**Material provided**
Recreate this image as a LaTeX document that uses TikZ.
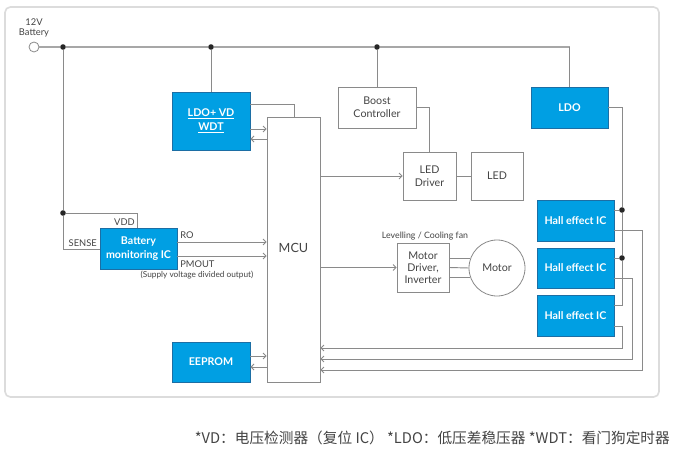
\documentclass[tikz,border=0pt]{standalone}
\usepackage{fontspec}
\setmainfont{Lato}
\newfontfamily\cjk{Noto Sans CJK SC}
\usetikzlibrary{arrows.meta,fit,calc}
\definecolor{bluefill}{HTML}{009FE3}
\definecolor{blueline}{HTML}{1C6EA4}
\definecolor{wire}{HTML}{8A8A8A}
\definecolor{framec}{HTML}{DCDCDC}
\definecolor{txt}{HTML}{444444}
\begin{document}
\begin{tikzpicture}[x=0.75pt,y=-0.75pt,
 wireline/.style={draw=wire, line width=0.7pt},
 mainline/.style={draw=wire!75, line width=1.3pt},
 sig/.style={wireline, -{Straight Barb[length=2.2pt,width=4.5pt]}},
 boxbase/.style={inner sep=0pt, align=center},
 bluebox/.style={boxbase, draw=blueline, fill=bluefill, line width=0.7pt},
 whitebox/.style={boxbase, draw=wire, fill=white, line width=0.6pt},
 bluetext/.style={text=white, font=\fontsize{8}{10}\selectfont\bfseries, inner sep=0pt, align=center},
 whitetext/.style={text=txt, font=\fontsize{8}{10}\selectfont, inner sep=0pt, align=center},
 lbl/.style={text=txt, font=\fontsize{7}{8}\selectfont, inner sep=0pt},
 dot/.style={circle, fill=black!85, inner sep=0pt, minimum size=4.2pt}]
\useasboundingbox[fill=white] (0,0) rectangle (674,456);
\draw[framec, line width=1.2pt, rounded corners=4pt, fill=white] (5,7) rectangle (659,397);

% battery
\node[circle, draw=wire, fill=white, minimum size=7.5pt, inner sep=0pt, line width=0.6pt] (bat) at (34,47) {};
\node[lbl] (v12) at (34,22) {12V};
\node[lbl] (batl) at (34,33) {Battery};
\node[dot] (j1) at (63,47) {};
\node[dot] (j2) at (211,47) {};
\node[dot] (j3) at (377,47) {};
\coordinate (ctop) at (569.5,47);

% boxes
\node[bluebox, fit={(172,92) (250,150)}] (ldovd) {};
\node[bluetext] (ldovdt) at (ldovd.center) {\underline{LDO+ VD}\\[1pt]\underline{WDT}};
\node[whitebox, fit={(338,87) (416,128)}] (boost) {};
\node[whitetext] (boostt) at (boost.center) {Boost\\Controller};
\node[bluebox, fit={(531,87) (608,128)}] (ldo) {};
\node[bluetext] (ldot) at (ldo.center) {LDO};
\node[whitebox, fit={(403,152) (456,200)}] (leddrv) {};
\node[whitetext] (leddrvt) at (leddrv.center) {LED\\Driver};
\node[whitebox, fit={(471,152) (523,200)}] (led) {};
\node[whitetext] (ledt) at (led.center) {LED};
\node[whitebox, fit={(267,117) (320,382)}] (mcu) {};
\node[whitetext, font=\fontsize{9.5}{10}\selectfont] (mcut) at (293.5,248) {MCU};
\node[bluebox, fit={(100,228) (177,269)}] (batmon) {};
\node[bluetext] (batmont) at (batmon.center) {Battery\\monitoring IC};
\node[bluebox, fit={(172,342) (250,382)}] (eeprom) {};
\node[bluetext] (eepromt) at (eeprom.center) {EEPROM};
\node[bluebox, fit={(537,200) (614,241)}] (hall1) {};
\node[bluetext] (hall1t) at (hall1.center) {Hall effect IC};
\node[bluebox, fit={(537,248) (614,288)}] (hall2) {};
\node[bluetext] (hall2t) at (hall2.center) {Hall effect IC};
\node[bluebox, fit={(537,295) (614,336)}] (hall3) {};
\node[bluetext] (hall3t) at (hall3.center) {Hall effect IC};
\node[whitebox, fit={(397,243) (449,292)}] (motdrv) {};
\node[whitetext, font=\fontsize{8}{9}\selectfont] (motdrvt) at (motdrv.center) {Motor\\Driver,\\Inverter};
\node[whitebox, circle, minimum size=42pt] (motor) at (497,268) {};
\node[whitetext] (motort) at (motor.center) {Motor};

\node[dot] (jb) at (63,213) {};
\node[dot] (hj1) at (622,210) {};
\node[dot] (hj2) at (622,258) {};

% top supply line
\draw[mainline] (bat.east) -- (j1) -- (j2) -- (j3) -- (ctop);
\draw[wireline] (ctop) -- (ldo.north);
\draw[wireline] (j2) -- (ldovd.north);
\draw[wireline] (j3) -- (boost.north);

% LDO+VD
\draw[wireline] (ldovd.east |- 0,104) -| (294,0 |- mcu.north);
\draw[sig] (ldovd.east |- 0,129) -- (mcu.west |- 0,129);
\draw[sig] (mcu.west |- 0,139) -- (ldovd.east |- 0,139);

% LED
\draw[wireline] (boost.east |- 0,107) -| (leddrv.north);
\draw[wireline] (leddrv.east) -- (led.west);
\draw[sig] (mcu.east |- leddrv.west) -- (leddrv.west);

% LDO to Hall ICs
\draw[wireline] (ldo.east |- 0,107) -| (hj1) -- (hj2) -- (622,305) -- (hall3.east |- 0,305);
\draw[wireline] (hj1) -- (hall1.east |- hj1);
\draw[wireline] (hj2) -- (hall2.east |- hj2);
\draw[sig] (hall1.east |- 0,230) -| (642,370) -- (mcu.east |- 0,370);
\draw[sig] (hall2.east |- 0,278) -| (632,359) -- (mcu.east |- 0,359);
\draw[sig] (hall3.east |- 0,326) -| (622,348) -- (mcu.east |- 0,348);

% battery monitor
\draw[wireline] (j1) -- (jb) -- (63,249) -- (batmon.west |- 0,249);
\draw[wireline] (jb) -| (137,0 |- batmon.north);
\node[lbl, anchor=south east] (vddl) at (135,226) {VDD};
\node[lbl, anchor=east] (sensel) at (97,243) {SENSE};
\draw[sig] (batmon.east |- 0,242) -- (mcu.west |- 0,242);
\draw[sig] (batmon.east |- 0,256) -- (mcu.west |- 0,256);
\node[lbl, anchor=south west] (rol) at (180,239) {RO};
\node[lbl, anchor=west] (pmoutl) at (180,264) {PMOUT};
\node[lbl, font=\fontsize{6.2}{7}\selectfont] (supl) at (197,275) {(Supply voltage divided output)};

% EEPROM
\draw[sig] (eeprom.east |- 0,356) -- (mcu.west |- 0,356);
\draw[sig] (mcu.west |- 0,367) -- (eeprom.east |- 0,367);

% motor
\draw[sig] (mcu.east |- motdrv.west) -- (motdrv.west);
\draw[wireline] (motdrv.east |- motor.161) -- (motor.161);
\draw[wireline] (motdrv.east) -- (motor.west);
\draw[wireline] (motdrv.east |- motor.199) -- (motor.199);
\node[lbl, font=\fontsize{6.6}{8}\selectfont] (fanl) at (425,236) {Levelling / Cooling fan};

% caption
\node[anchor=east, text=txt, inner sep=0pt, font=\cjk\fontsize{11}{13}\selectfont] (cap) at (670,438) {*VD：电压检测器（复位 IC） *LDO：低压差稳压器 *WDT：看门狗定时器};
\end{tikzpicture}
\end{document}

**Direction**
Images should not appear in the copy; retype the listing above exactly.

**Task result**
Recreate this image as a LaTeX document that uses TikZ.
\documentclass[tikz,border=0pt]{standalone}
\usepackage{fontspec}
\setmainfont{Lato}
\newfontfamily\cjk{Noto Sans CJK SC}
\usetikzlibrary{arrows.meta,fit,calc}
\definecolor{bluefill}{HTML}{009FE3}
\definecolor{blueline}{HTML}{1C6EA4}
\definecolor{wire}{HTML}{8A8A8A}
\definecolor{framec}{HTML}{DCDCDC}
\definecolor{txt}{HTML}{444444}
\begin{document}
\begin{tikzpicture}[x=0.75pt,y=-0.75pt,
 wireline/.style={draw=wire, line width=0.7pt},
 mainline/.style={draw=wire!75, line width=1.3pt},
 sig/.style={wireline, -{Straight Barb[length=2.2pt,width=4.5pt]}},
 boxbase/.style={inner sep=0pt, align=center},
 bluebox/.style={boxbase, draw=blueline, fill=bluefill, line width=0.7pt},
 whitebox/.style={boxbase, draw=wire, fill=white, line width=0.6pt},
 bluetext/.style={text=white, font=\fontsize{8}{10}\selectfont\bfseries, inner sep=0pt, align=center},
 whitetext/.style={text=txt, font=\fontsize{8}{10}\selectfont, inner sep=0pt, align=center},
 lbl/.style={text=txt, font=\fontsize{7}{8}\selectfont, inner sep=0pt},
 dot/.style={circle, fill=black!85, inner sep=0pt, minimum size=4.2pt}]
\useasboundingbox[fill=white] (0,0) rectangle (674,456);
\draw[framec, line width=1.2pt, rounded corners=4pt, fill=white] (5,7) rectangle (659,397);

% battery
\node[circle, draw=wire, fill=white, minimum size=7.5pt, inner sep=0pt, line width=0.6pt] (bat) at (34,47) {};
\node[lbl] (v12) at (34,22) {12V};
\node[lbl] (batl) at (34,33) {Battery};
\node[dot] (j1) at (63,47) {};
\node[dot] (j2) at (211,47) {};
\node[dot] (j3) at (377,47) {};
\coordinate (ctop) at (569.5,47);

% boxes
\node[bluebox, fit={(172,92) (250,150)}] (ldovd) {};
\node[bluetext] (ldovdt) at (ldovd.center) {\underline{LDO+ VD}\\[1pt]\underline{WDT}};
\node[whitebox, fit={(338,87) (416,128)}] (boost) {};
\node[whitetext] (boostt) at (boost.center) {Boost\\Controller};
\node[bluebox, fit={(531,87) (608,128)}] (ldo) {};
\node[bluetext] (ldot) at (ldo.center) {LDO};
\node[whitebox, fit={(403,152) (456,200)}] (leddrv) {};
\node[whitetext] (leddrvt) at (leddrv.center) {LED\\Driver};
\node[whitebox, fit={(471,152) (523,200)}] (led) {};
\node[whitetext] (ledt) at (led.center) {LED};
\node[whitebox, fit={(267,117) (320,382)}] (mcu) {};
\node[whitetext, font=\fontsize{9.5}{10}\selectfont] (mcut) at (293.5,248) {MCU};
\node[bluebox, fit={(100,228) (177,269)}] (batmon) {};
\node[bluetext] (batmont) at (batmon.center) {Battery\\monitoring IC};
\node[bluebox, fit={(172,342) (250,382)}] (eeprom) {};
\node[bluetext] (eepromt) at (eeprom.center) {EEPROM};
\node[bluebox, fit={(537,200) (614,241)}] (hall1) {};
\node[bluetext] (hall1t) at (hall1.center) {Hall effect IC};
\node[bluebox, fit={(537,248) (614,288)}] (hall2) {};
\node[bluetext] (hall2t) at (hall2.center) {Hall effect IC};
\node[bluebox, fit={(537,295) (614,336)}] (hall3) {};
\node[bluetext] (hall3t) at (hall3.center) {Hall effect IC};
\node[whitebox, fit={(397,243) (449,292)}] (motdrv) {};
\node[whitetext, font=\fontsize{8}{9}\selectfont] (motdrvt) at (motdrv.center) {Motor\\Driver,\\Inverter};
\node[whitebox, circle, minimum size=42pt] (motor) at (497,268) {};
\node[whitetext] (motort) at (motor.center) {Motor};

\node[dot] (jb) at (63,213) {};
\node[dot] (hj1) at (622,210) {};
\node[dot] (hj2) at (622,258) {};

% top supply line
\draw[mainline] (bat.east) -- (j1) -- (j2) -- (j3) -- (ctop);
\draw[wireline] (ctop) -- (ldo.north);
\draw[wireline] (j2) -- (ldovd.north);
\draw[wireline] (j3) -- (boost.north);

% LDO+VD
\draw[wireline] (ldovd.east |- 0,104) -| (294,0 |- mcu.north);
\draw[sig] (ldovd.east |- 0,129) -- (mcu.west |- 0,129);
\draw[sig] (mcu.west |- 0,139) -- (ldovd.east |- 0,139);

% LED
\draw[wireline] (boost.east |- 0,107) -| (leddrv.north);
\draw[wireline] (leddrv.east) -- (led.west);
\draw[sig] (mcu.east |- leddrv.west) -- (leddrv.west);

% LDO to Hall ICs
\draw[wireline] (ldo.east |- 0,107) -| (hj1) -- (hj2) -- (622,305) -- (hall3.east |- 0,305);
\draw[wireline] (hj1) -- (hall1.east |- hj1);
\draw[wireline] (hj2) -- (hall2.east |- hj2);
\draw[sig] (hall1.east |- 0,230) -| (642,370) -- (mcu.east |- 0,370);
\draw[sig] (hall2.east |- 0,278) -| (632,359) -- (mcu.east |- 0,359);
\draw[sig] (hall3.east |- 0,326) -| (622,348) -- (mcu.east |- 0,348);

% battery monitor
\draw[wireline] (j1) -- (jb) -- (63,249) -- (batmon.west |- 0,249);
\draw[wireline] (jb) -| (137,0 |- batmon.north);
\node[lbl, anchor=south east] (vddl) at (135,226) {VDD};
\node[lbl, anchor=east] (sensel) at (97,243) {SENSE};
\draw[sig] (batmon.east |- 0,242) -- (mcu.west |- 0,242);
\draw[sig] (batmon.east |- 0,256) -- (mcu.west |- 0,256);
\node[lbl, anchor=south west] (rol) at (180,239) {RO};
\node[lbl, anchor=west] (pmoutl) at (180,264) {PMOUT};
\node[lbl, font=\fontsize{6.2}{7}\selectfont] (supl) at (197,275) {(Supply voltage divided output)};

% EEPROM
\draw[sig] (eeprom.east |- 0,356) -- (mcu.west |- 0,356);
\draw[sig] (mcu.west |- 0,367) -- (eeprom.east |- 0,367);

% motor
\draw[sig] (mcu.east |- motdrv.west) -- (motdrv.west);
\draw[wireline] (motdrv.east |- motor.161) -- (motor.161);
\draw[wireline] (motdrv.east) -- (motor.west);
\draw[wireline] (motdrv.east |- motor.199) -- (motor.199);
\node[lbl, font=\fontsize{6.6}{8}\selectfont] (fanl) at (425,236) {Levelling / Cooling fan};

% caption
\node[anchor=east, text=txt, inner sep=0pt, font=\cjk\fontsize{11}{13}\selectfont] (cap) at (670,438) {*VD：电压检测器（复位 IC） *LDO：低压差稳压器 *WDT：看门狗定时器};
\end{tikzpicture}
\end{document}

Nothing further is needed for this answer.